I'm already seeing the limitations of my small room, in my next house I'll look for a bigger room for the studio...
 
I'd recommend checking out the GIK Acoustics videos as well. They've got a basic layout to show you when you need absorption, when you need diffusion, and bass trapping.

Purchasing a book or two on acoustics wouldn't hurt either. I think Mitch Gallagher has one called Acoustic Design for the Home Studio that's pretty cheap. =]
 
Hmm, alright. I'm trying to figure out the fitting :P with a piano, a drumkit two guitar amplifiers a bass amplifiers and room for all those players to practice this is tough. Could I do 15cm of Rockwool straight agains the wall behind my monitors? Would that work well enough?

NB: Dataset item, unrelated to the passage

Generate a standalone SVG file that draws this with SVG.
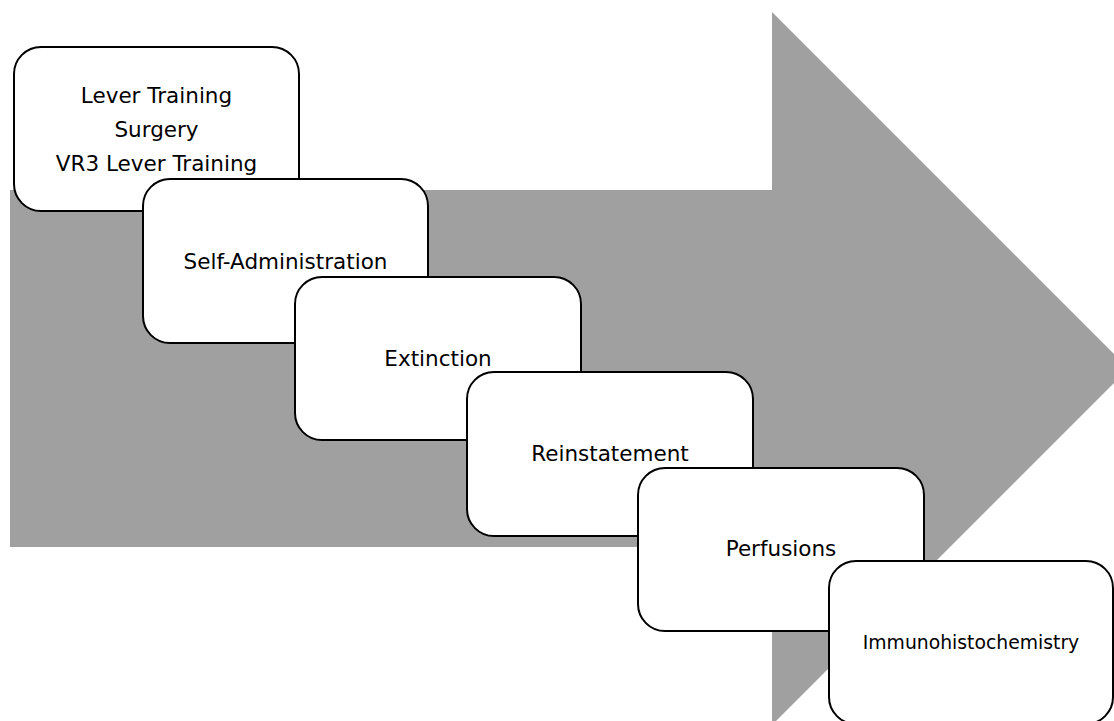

---------- Update ----------

I'm already seeing the limitations of my small room, in my next house I'll look for a bigger room for the studio...

4" (10cm) will be enough.
 
Now I've let sink in all your advice and read Mitch Gallaghers' 'Acoustic Design for the Home Studio' ideas are getting more form. I've got some more questions, is it wise to ask them in this same topic or start a new one?

I have got some fluffy glass wool and read I can use this to make a superchunk bass trap, the only corner in my room in which this would work is the one to your right when facing the large window (see pictures and map on page 1 of this post) but due to the door their I can only make it a square of 40x40cm will this be deep enough to also absorb some low frequencies or will this only make my room more boomy? Thanks already
 
'Fluffy' insulation I assume is fiberglass, not rockwool. It's not dense enough unless kept in its rolled-up (from store) state. get rockwool and cut into triangles to fit into that corner as a superchunk.
 
Thanks for your reply, it however confuses me a bit... JHBrand writes that the thicker the layer the less dense the material has got to be, also Gallagher writes that fiberglass has it's uses in the studio (he doesn't ever in his book talk about density of material, which surprised me).
Your opinion is that fiberglass isn't dense enough for superchunk bass traps? Is there anything I can use the fiberglass I have for in my studio?
And if I'd use Rockwool with 55kg/m3 density would that with a 40x40cm size be good enough for low frequency absorption?